So we set fire to the night in a blaze of organic persuasion. - 2am Ramblings
February 14th 2010 02:06
Induce belief or action through this glass filter I call my second home. Where nothing makes one feel more comfortable and yet unbalanced, sloppy and in some cases paranoid and defunct. We sit here and watch a magnetic box of swirling colours and ticking clocks. Of Status Quo, of when and where. We shall Ride. Ride the tumultuous rollercoaster we shall. The rollercoaster that is your high and lows. from the wide open plain that you inhabit you watch your horizons close in leaving you with nothing more then a room with 4 walls and possibly a shard of glass to peak a look through.

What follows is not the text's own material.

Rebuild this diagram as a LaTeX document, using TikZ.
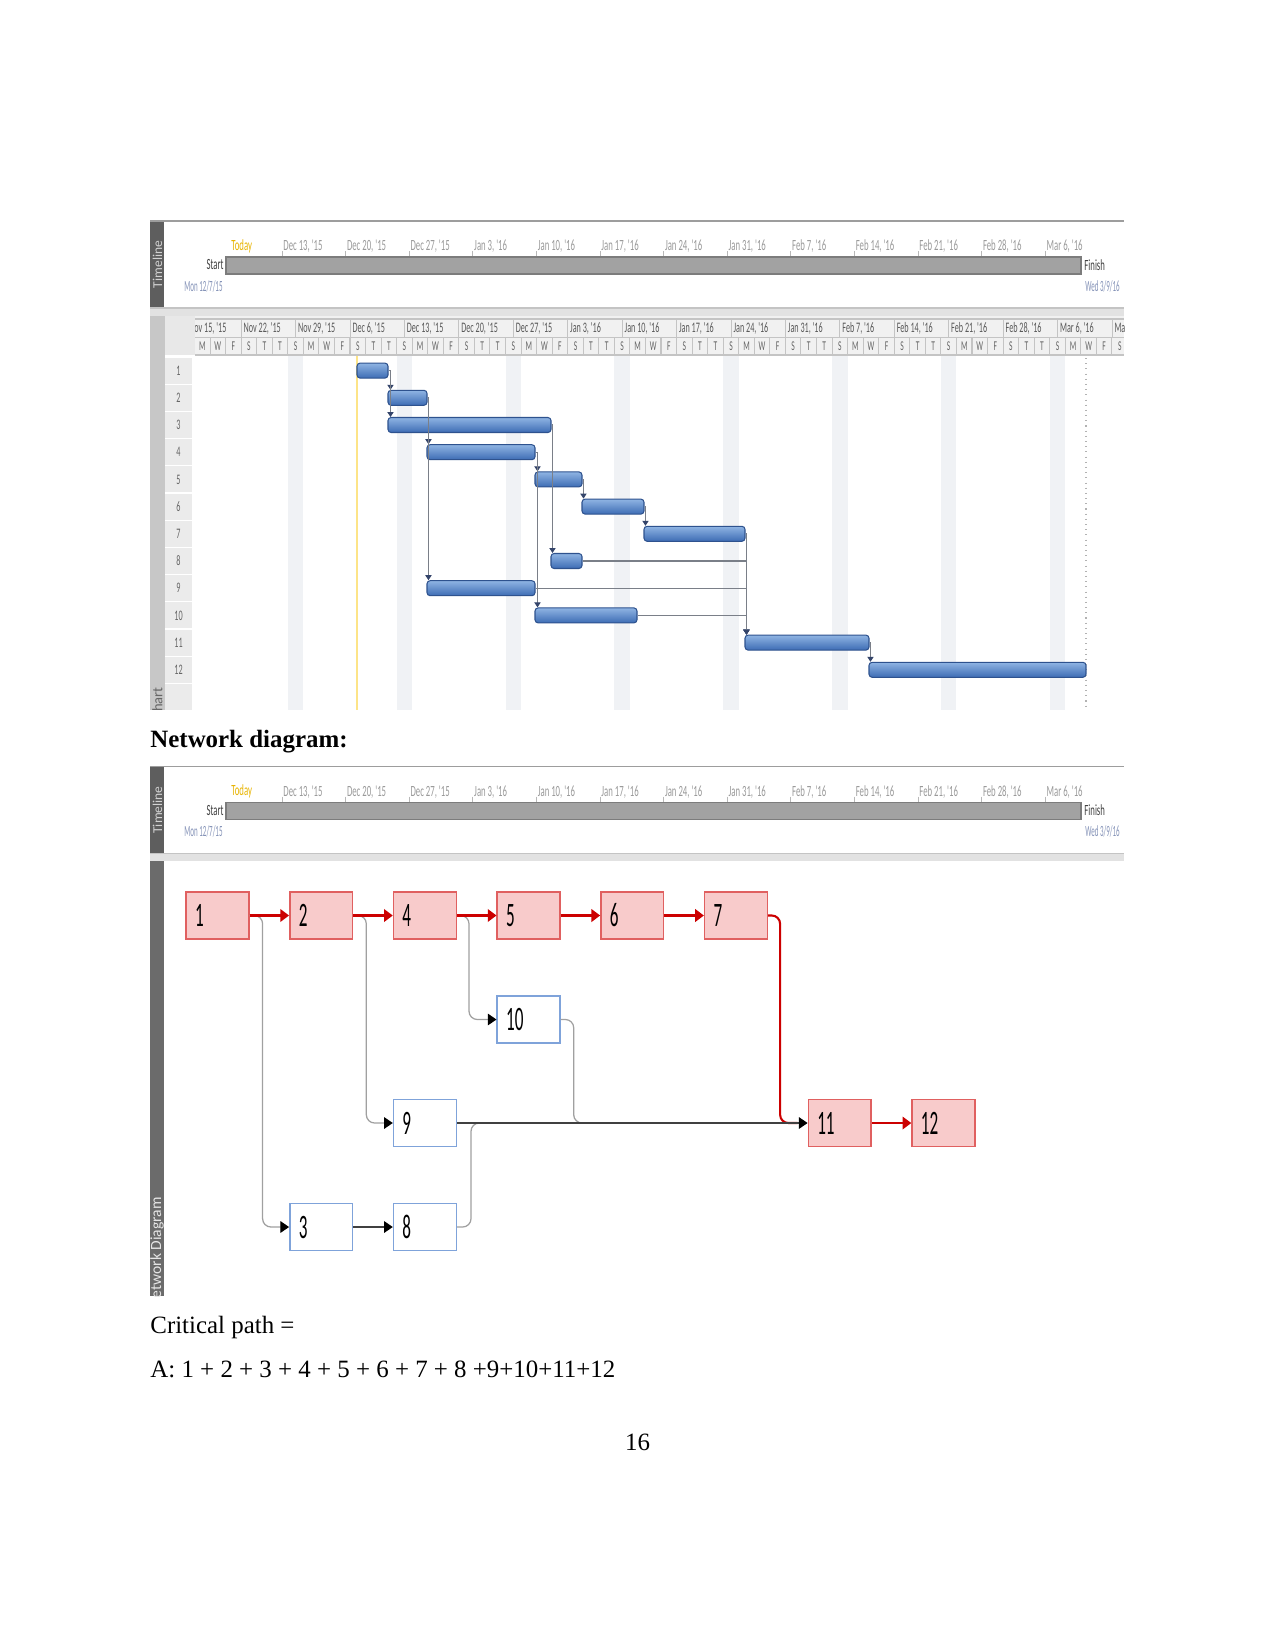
\documentclass[tikz,border=0pt]{standalone}
\usepackage{fontspec}
\setmainfont{Liberation Serif}
\newfontfamily\uifont{Carlito}
\usetikzlibrary{arrows.meta,calc,fit}
\newcommand\sq[1]{\scalebox{0.56}[1]{#1}}
\newcommand\sqd[1]{\scalebox{0.45}[1]{#1}}
\newcommand\nq[1]{\scalebox{0.5}[1]{#1}}
\newcommand\tlf{\uifont\fontsize{7.5}{8}\selectfont}
\newcommand\hdf{\uifont\fontsize{7}{7.5}\selectfont}
\definecolor{tlbar}{HTML}{5E5E5E}
\definecolor{tltext}{HTML}{9A9A9A}
\definecolor{todayc}{HTML}{E8B400}
\definecolor{datec}{HTML}{8593B8}
\definecolor{barfill}{HTML}{A2A2A2}
\definecolor{barline}{HTML}{7C7C7C}
\definecolor{bandc}{HTML}{E2E2E2}
\definecolor{hdrfill}{HTML}{F1F1F1}
\definecolor{hdrline}{HTML}{C4C4C4}
\definecolor{stripec}{HTML}{F0F2F5}
\definecolor{gtop}{HTML}{8FB4E3}
\definecolor{gbot}{HTML}{3D6CB4}
\definecolor{gedge}{HTML}{2E528E}
\definecolor{glinec}{HTML}{7A7F88}
\definecolor{gtip}{HTML}{34446A}
\definecolor{critf}{HTML}{F8CBCB}
\definecolor{critb}{HTML}{E06060}
\definecolor{critl}{HTML}{CC0000}
\definecolor{normb}{HTML}{7FA3DA}
\definecolor{connc}{HTML}{A0A0A0}
\newcommand\drawtimeline[1]{%
  \fill[tlbar] (150,221) rectangle (164,308);
  \node[rotate=90, font=\uifont\fontsize{6.5}{7}\selectfont, text=white!65!gray] (#1side) at (157.5,264.5) {Timeline};
  \draw[hdrline!80!black, line width=0.9pt] (150,221) -- (1124,221);
  \node[anchor=west, inner sep=0, font=\tlf, text=todayc] (#1today) at (231,246) {\sq{Today}};
  \foreach \lab [count=\k from 0] in {{Dec 13, '15},{Dec 20, '15},{Dec 27, '15},{Jan 3, '16},{Jan 10, '16},{Jan 17, '16},{Jan 24, '16},{Jan 31, '16},{Feb 7, '16},{Feb 14, '16},{Feb 21, '16},{Feb 28, '16},{Mar 6, '16}} {
    \draw[tltext!70!white, line width=0.4pt] ({282+63.6*\k},251) -- ({282+63.6*\k},257);
    \node[anchor=west, inner sep=0, font=\tlf, text=tltext] (#1w\k) at ({283+63.6*\k},246.5) {\sq{\lab}};
  }
  \node[fill=barfill, draw=barline, line width=0.6pt, inner sep=0, fit={(226,257)(1081,274)}] (#1bar) {};
  \node[anchor=east, inner sep=0, font=\tlf, text=black!75] (#1start) at (224,265) {\sq{Start}};
  \node[anchor=west, inner sep=0, font=\tlf, text=black!75] (#1finish) at (1084,265) {\sq{Finish}};
  \node[anchor=east, inner sep=0, font=\tlf, text=datec] (#1sdate) at (223,286) {\sqd{Mon 12/7/15}};
  \node[anchor=west, inner sep=0, font=\tlf, text=datec] (#1fdate) at (1085,286) {\sqd{Wed 3/9/16}};
  \fill[bandc] (150,308) rectangle (1124,316);
  \draw[hdrline, line width=0.6pt] (150,308) -- (1124,308);
}
\begin{document}
\begin{tikzpicture}[x=0.169333mm, y=-0.169333mm,
  gbar/.style={draw=gedge, top color=gtop, bottom color=gbot, line width=0.5pt, rounded corners=1.5pt, inner sep=0pt},
  gcon/.style={draw=glinec, line width=0.5pt, -{Triangle[length=2.4pt,width=3pt,color=gtip]}},
  rowhdr/.style={fill=black!8, minimum width=12.96pt, minimum height=12.6pt, inner sep=0pt, font=\hdf, text=black!60},
  nbox/.style={minimum width=30.24pt, minimum height=22.56pt, inner xsep=4.3pt, inner ysep=0pt, text width=21.6pt, align=left, font=\uifont\fontsize{16.5}{17}\selectfont, line width=0.7pt},
  crit/.style={nbox, draw=critb, fill=critf},
  norm/.style={nbox, draw=normb, fill=white},
  critarrow/.style={draw=critl, line width=1pt, -{Triangle[length=4.2pt,width=6pt,color=critl]}},
  conarrow/.style={draw=connc, line width=0.6pt, rounded corners=4pt, -{Triangle[length=4.2pt,width=5.6pt,color=black]}},
  darkarrow/.style={draw=black!75, line width=0.6pt, -{Triangle[length=4.2pt,width=5.6pt,color=black]}},
  conline/.style={draw=connc, line width=0.6pt, rounded corners=4pt},
  bodytext/.style={inner sep=0pt, font=\fontsize{12}{14}\selectfont}]
\fill[white] (0,0) rectangle (1275,1650);
\useasboundingbox (0,0) rectangle (1275,1650);

% ================= Gantt screenshot =================
\drawtimeline{a}
% left bar of Gantt section
\fill[black!22] (150,316) rectangle (165,710);
\begin{scope}
  \clip (150,316) rectangle (165,710);
  \node[rotate=90, anchor=east, inner sep=0, font=\uifont\fontsize{7}{7}\selectfont, text=black!60] (gside) at (157.5,687) {Gantt Chart};
\end{scope}
% header
\fill[black!9] (165,316) rectangle (195,355);
\fill[hdrfill] (195,316) rectangle (1124,355);
\draw[hdrline, line width=0.5pt] (195,319) -- (1124,319);
\draw[hdrline, line width=0.5pt] (195,337.5) -- (1124,337.5);
\draw[hdrline, line width=0.5pt] (195,355) -- (1124,355);
\begin{scope}
  \clip (195,316) rectangle (1124,356);
  \foreach \lab [count=\n from 0] in {{Nov 15, '15},{Nov 22, '15},{Nov 29, '15},{Dec 6, '15},{Dec 13, '15},{Dec 20, '15},{Dec 27, '15},{Jan 3, '16},{Jan 10, '16},{Jan 17, '16},{Jan 24, '16},{Jan 31, '16},{Feb 7, '16},{Feb 14, '16},{Feb 21, '16},{Feb 28, '16},{Mar 6, '16},{Mar 13, '16}} {
    \draw[hdrline, line width=0.5pt] ({186.77+54.43*\n},319) -- ({186.77+54.43*\n},337.5);
    \node[anchor=west, inner sep=0, font=\hdf, text=black!65] (wk\n) at ({188.8+54.43*\n},328.5) {\sq{\lab}};
  }
  \foreach \r in {0,...,8} {
    \foreach \l [count=\c from 0] in {M,W,F,S,T,T,S} {
      \draw[hdrline, line width=0.5pt] ({194.5+15.55*(7*\r+\c)},337.5) -- ({194.5+15.55*(7*\r+\c)},355);
      \node[inner sep=0, font=\uifont\fontsize{6.5}{7}\selectfont, text=black!60] (d\r-\c) at ({202.3+15.55*(7*\r+\c)},346.5) {\sq{\l}};
    }
  }
\end{scope}
% row headers
\foreach \i in {1,...,12} {
  \node[rowhdr] (r\i) at (178.5,{370.6+27.2*(\i-1)}) {\sq{\i}};
}
\fill[black!8] (165,683.5) rectangle (192,710);
% non-working stripes
\foreach \j in {0,...,7} {
  \fill[stripec] ({194.5+15.55*(6+7*\j)},356) rectangle +(15.55,354);
}
% today line and finish line
\draw[yellow!60!orange!45!white, line width=0.6pt] (357,356) -- (357,710);
\draw[black!30, line width=0.5pt, dotted] (1086,358) -- (1086,710);
% bars
\foreach \i/\a/\b in {1/357/388, 2/388/427, 3/388/551, 4/427/535, 5/535/582, 6/582/644, 7/644/745, 8/551/582, 9/427/535, 10/535/637, 11/745/869, 12/869/1086} {
  \pgfmathsetmacro\yt{370.6+27.2*(\i-1)-7.5}
  \pgfmathsetmacro\yb{370.6+27.2*(\i-1)+7.5}
  \node[gbar, fit={(\a,\yt)(\b,\yb)}] (b\i) {};
}
% gantt links
\draw[gcon] (b1.east) -| ($(b2.north west)+(3,0)$);
\draw[gcon] (b1.east) -| ($(b3.north west)+(3,0)$);
\draw[gcon] (b2.east) -| ($(b4.north west)+(2,0)$);
\draw[gcon] (b2.east) -| ($(b9.north west)+(2,0)$);
\draw[gcon] (b3.east) -| ($(b8.north west)+(2,0)$);
\draw[gcon] (b4.east) -| ($(b5.north west)+(3,0)$);
\draw[gcon] (b4.east) -| ($(b10.north west)+(3,0)$);
\draw[gcon] (b5.east) -| ($(b6.north west)+(2,0)$);
\draw[gcon] (b6.east) -| ($(b7.north west)+(2,0)$);
\draw[gcon] (b7.east) -| ($(b11.north west)+(2,0)$);
\draw[gcon] (b8.east) -| ($(b11.north west)+(2,0)$);
\draw[gcon] (b9.east) -| ($(b11.north west)+(2,0)$);
\draw[gcon] (b10.east) -| ($(b11.north west)+(2,0)$);
\draw[gcon] (b11.east) -| ($(b12.north west)+(2,0)$);

% ================= heading =================
\node[bodytext, anchor=base west, font=\bfseries\fontsize{12}{14}\selectfont] (head) at (150,747) {Network diagram:};

% ================= Network screenshot =================
\begin{scope}[shift={(0,545.5)}]
  \drawtimeline{b}
\end{scope}
\fill[white] (150,861) rectangle (1124,1296);
\fill[black!58] (150,861) rectangle (164,1296);
\begin{scope}
  \clip (150,861) rectangle (164,1296);
  \node[rotate=90, anchor=east, inner sep=0, font=\uifont\fontsize{7.5}{8}\selectfont, text=white!80!gray] (nside) at (157,1197) {Network Diagram};
\end{scope}
% nodes
\node[crit] (n1) at (217.5,915.5) {\nq{1}};
\node[crit] (n2) at (321.2,915.5) {\nq{2}};
\node[crit] (n4) at (424.9,915.5) {\nq{4}};
\node[crit] (n5) at (528.6,915.5) {\nq{5}};
\node[crit] (n6) at (632.3,915.5) {\nq{6}};
\node[crit] (n7) at (736,915.5) {\nq{7}};
\node[norm] (n10) at (528.6,1019.5) {\nq{10}};
\node[norm] (n9) at (424.9,1123) {\nq{9}};
\node[crit] (n11) at (839.7,1123) {\nq{11}};
\node[crit] (n12) at (943.4,1123) {\nq{12}};
\node[norm] (n3) at (321.2,1227) {\nq{3}};
\node[norm] (n8) at (424.9,1227) {\nq{8}};
% non-critical links
\draw[conarrow] (n1.east) -- ++(13,0) |- (n3.west);
\draw[conarrow] (n2.east) -- ++(13,0) |- (n9.west);
\draw[conarrow] (n4.east) -- ++(12,0) |- (n10.west);
\draw[conline] (n8.east) -- ++(14,0) |- ($(n9.east)+(26,0)$);
\draw[conline] (n10.east) -- ++(13,0) |- ($(n9.east)+(122,0)$);
% critical links
\draw[critarrow] (n1) -- (n2);
\draw[critarrow] (n2) -- (n4);
\draw[critarrow] (n4) -- (n5);
\draw[critarrow] (n5) -- (n6);
\draw[critarrow] (n6) -- (n7);
\draw[critl, line width=1pt, rounded corners=4pt] (n7.east) -- ++(12,0) |- ($(n11.west)+(-10,0)$);
\draw[critarrow] (n11) -- (n12);
\draw[darkarrow] (n3) -- (n8);
\draw[darkarrow] (n9) -- (n11);

% ================= text below =================
\node[bodytext, anchor=base west] (cp) at (150,1333) {Critical path =};
\node[bodytext, anchor=base west] (ans) at (150,1377) {A: 1 + 2 + 3 + 4 + 5 + 6 + 7 + 8 +9+10+11+12};
\node[bodytext, anchor=base] (pg) at (637.5,1450) {16};
\end{tikzpicture}
\end{document}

Nothing illuminates your presence but a dim street light and the pixelated screen you have come so close to know. Bipolar opposites. Mental anguish. Diluted? delusional? of my own self? to what have I become. or are these lies she speaks of? am I not what I seem to be? Is this a game of Trickery that I have established against myself to place myself in a safe and happy place. where I cant get hurt? But if so. why am I still hurt. Why do you make me question myself when you do not know who I really am. You are no mirror. You do not show a true reflection. You twist and manipulate. You darken and make me hesitate. Once believed to be a friend. not a dream but now a nightmare. Time to smoke a cone.